Spring Fishing

Spring Fishing for Sea Mullet from the Pier or in the Surf

Sea mullet start hitting in the spring along the southern coast and are one of the most popular targets for anglers fishing off of ocean piers and in the surf. People are often confused about when and where sea mullet are biting because they have so many different regional names that it is difficult to talk about them without getting mixed up.

In reality, three species of this feisty little panfish are caught during the spring along the Atlantic and Gulf Coasts, but it doesn’t matter what you call them since the point is they area fun pier fish and very tasty on the dinner table.

Sea mullet are not really mullet at all and belong in the drum and croaker family. They go by a host of different names such as kingfish, whiting, roundheads, Virginia mullet (in NC), and sea mullet. Whatever you call them they are a fun fish to catch and eat.

You fish for sea mullet on the bottom with standard high-low rigs and small number 4 or 6 hooks. Sea mullet have small mouths and it’s harder to hook them if you are using big hooks and baits. You don’t need fancy spinners or floats on your rig, just a couple of small hooks above a sinker of about 2 or 3 ounces.

You can catch sea mullet from the pier or from the surf. They go into very shallow water chasing sand fleas, but they also sometimes hold in deeper sloughs out off the beach in holes that local anglers become familiar with quickly.

As far as baits go, sea mullet are in the surf to suck up shellfish and seaworms, so your choice of offerings should reflect their diet. A good choice is a very fresh-cut shrimp. Many piers and tackle shops sell frozen shrimp, but if you obtain local fresh shrimp you will have better luck with sea mullet as fresh shrimp stays on the hook better and puts out a better scent.

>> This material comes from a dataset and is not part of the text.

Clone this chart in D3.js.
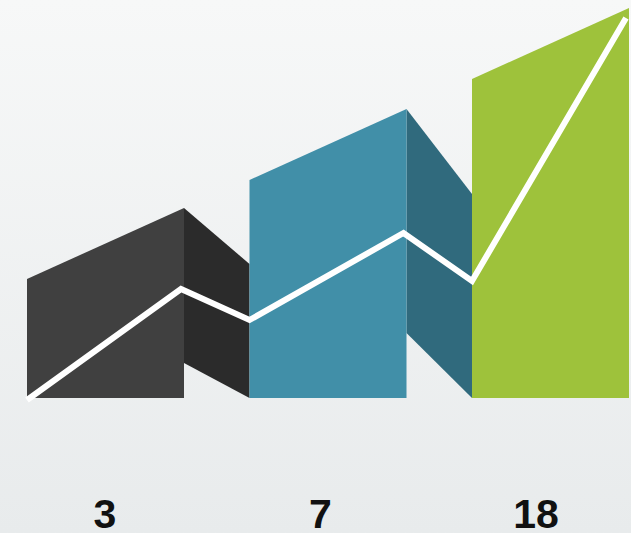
<!DOCTYPE html>
<html>
<head>
<meta charset="utf-8">
<script src="https://cdn.jsdelivr.net/npm/d3@7"></script>
<style>
html,body{margin:0;padding:0;overflow:hidden;}
svg{display:block;}
</style>
</head>
<body>
<script>
// ---- data ----
const categories = ["3", "7", "18"];
const labels = ["3", "7", "18"];
// front face top edge: height at left and right corner
const frontLow  = [119, 218, 319];
const frontHigh = [190, 289, 390];
// side faces (only first two buildings): top-right height, bottom-left height
const sideTopEnd = [134, 204];
const sideBottomStart = [35, 65];
// trend line: height at the start and end of each building
const lineStart = [-2, 78, 117];
const lineEnd   = [109, 165, 380];
const frontColors = ["#404040", "#418fa8", "#9ec23b"];
const sideColors  = ["#2b2b2b", "#306a7d"];

const W = 631, H = 533;
const svg = d3.select("body").append("svg").attr("width", W).attr("height", H);

const defs = svg.append("defs");
const grad = defs.append("linearGradient").attr("id", "bg").attr("x1", 0).attr("y1", 0).attr("x2", 0).attr("y2", 1);
grad.append("stop").attr("offset", "0%").attr("stop-color", "#f7f8f8");
grad.append("stop").attr("offset", "100%").attr("stop-color", "#e8ebec");
svg.append("rect").attr("width", W).attr("height", H).attr("fill", "url(#bg)");

const x = d3.scaleBand().domain(categories).range([27, 629]).paddingInner(0.2944).paddingOuter(0);
const bw = x.bandwidth();
const y = d3.scaleLinear().domain([0, 400]).range([398, -2]);
const labelX = d3.scalePoint().domain(categories).range([105, 536]);

// side faces
const sides = categories.slice(0, 2).map((c, i) => {
  const x0 = x(c) + bw, x1 = x(categories[i + 1]);
  return [[x0, y(frontHigh[i])], [x1, y(sideTopEnd[i])], [x1, y(0)], [x0, y(sideBottomStart[i])]];
});
svg.append("g").selectAll("path").data(sides).join("path")
  .attr("d", d => "M" + d.map(p => p.join(",")).join("L") + "Z")
  .attr("fill", (d, i) => sideColors[i]);

// front faces
svg.append("g").selectAll("path").data(categories).join("path")
  .attr("d", (c, i) => {
    const x0 = x(c), x1 = x(c) + bw;
    return `M${x0},${y(0)}L${x0},${y(frontLow[i])}L${x1},${y(frontHigh[i])}L${x1},${y(0)}Z`;
  })
  .attr("fill", (c, i) => frontColors[i]);

// trend line
const pts = [];
categories.forEach((c, i) => {
  pts.push([x(c), y(lineStart[i])]);
  pts.push([x(c) + bw - 3, y(lineEnd[i])]);
});
svg.append("path")
  .attr("d", d3.line()(pts))
  .attr("fill", "none")
  .attr("stroke", "#ffffff")
  .attr("stroke-width", 6)
  .attr("stroke-linejoin", "miter");

// labels
svg.append("g").selectAll("text").data(labels).join("text")
  .attr("x", (d, i) => labelX(categories[i]))
  .attr("y", 528)
  .attr("text-anchor", "middle")
  .attr("font-family", "'Liberation Sans', Arial, sans-serif")
  .attr("font-weight", "bold")
  .attr("font-size", 41)
  .attr("fill", "#111111")
  .text(d => d);
</script>
</body>
</html>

Sea mullet can also be caught with pieces of cut squid, cut bloodworms, or small sand fleas that you dig out from the surf at the beach. You can even catch them on regular old earthworms and also on any bit of cut bait.

If you are looking for a mess of sea mullet, however, it is best to give them what they the bait that they are foraging for in the first place. I like to use a small piece of cut artificial bloodworm marketed by brands such as Fishbites and Gulp and then add a bit of fresh-cut shrimp to the hook. The combination is one sea mullet can rarely resist. One thing is for sure, sea mullet won’t disappoint you at the table. They are a delicious fish that is just perfect for pan-frying. So go out to the nearest fishing pier or beach and get in on some nice sea mullet action.

Fall Fishing

Fall Fishing Tips for Red Drum

The Red drum are known by many names along the Atlantic and Gulf Coasts: redfish, channel bass, spottail bass, puppy drum, and others. One thing is for sure, wherever they roam red drum are one of the most sought after inshore saltwater fish and they are especially targeted in the fall when they are in the move and aggressive.

Red drum range from Virginia down to Texas and are an important sport fish, protected by regulations in every state where they occur. In many states, they are governed by slot limits. Make sure you know the rules before you keep one.

When fishing for fall red drum keep these tips in mind.

Red drum love mullet

Most anglers are familiar with the idea of fishing for red drum in the surf with cut mullet. What they may not know is that it is just as effective (if not more) to target red drum with live finger mullet. Red drum in the fall are cruising the surf and the waterways looking for roaming mullet schools, and if you can cast net yourself some frisky finger mullet you have a great chance of drawing a bite from a red drum.

Fish a finger mullet on a fishfinder rig for red drum, using only enough weight (an egg sinker) to get your bait to the bottom. Hook the finger mullet through the eyes and they’ll live longer. When fishing live bait for red drum don’t worry about anchoring your rig to the bottom. Cast out, move it around…just go slow and cover as much ground as possible. The red drum will tell you where they are.

Red drum get up early and stay up late

Red drum are a nocturnal fish that will feed throughout the night under the fall moon. You will often find serious drum anglers showing up for action only after the sun goes down. They also are prone to stage a bite just around sunrise, when schools of mullet and other baitfish are particularly active.

It’s often more profitable to fish your drum hole early in the morning and then return as the sun goes down and let others soak there baits during the heat of the day. Tides play a role in this, and an outgoing tide in the morning will often send red drum into a feeding frenzy as minnows and shrimp are forced out of their hiding places.

Don’t forget about lures

Red drum will readily bite artificial lures in the fall. Jigs with soft plastic and synthetic tails (like the Gulp line of lures) as well as hard plugs that imitate mullet and pogies will work. Cast out and work your lure slowly for red drum, as they won’t chase your offering like bluefish or speckled trout might. Just keep up a slow retrieve with a few flashes to get their attention. The scented baits of the Gulp line are terrific at drawing in red drum since drum feed equally by scent and sight. You shouldn’t need a leader in these situations as red drum won’t bite you off.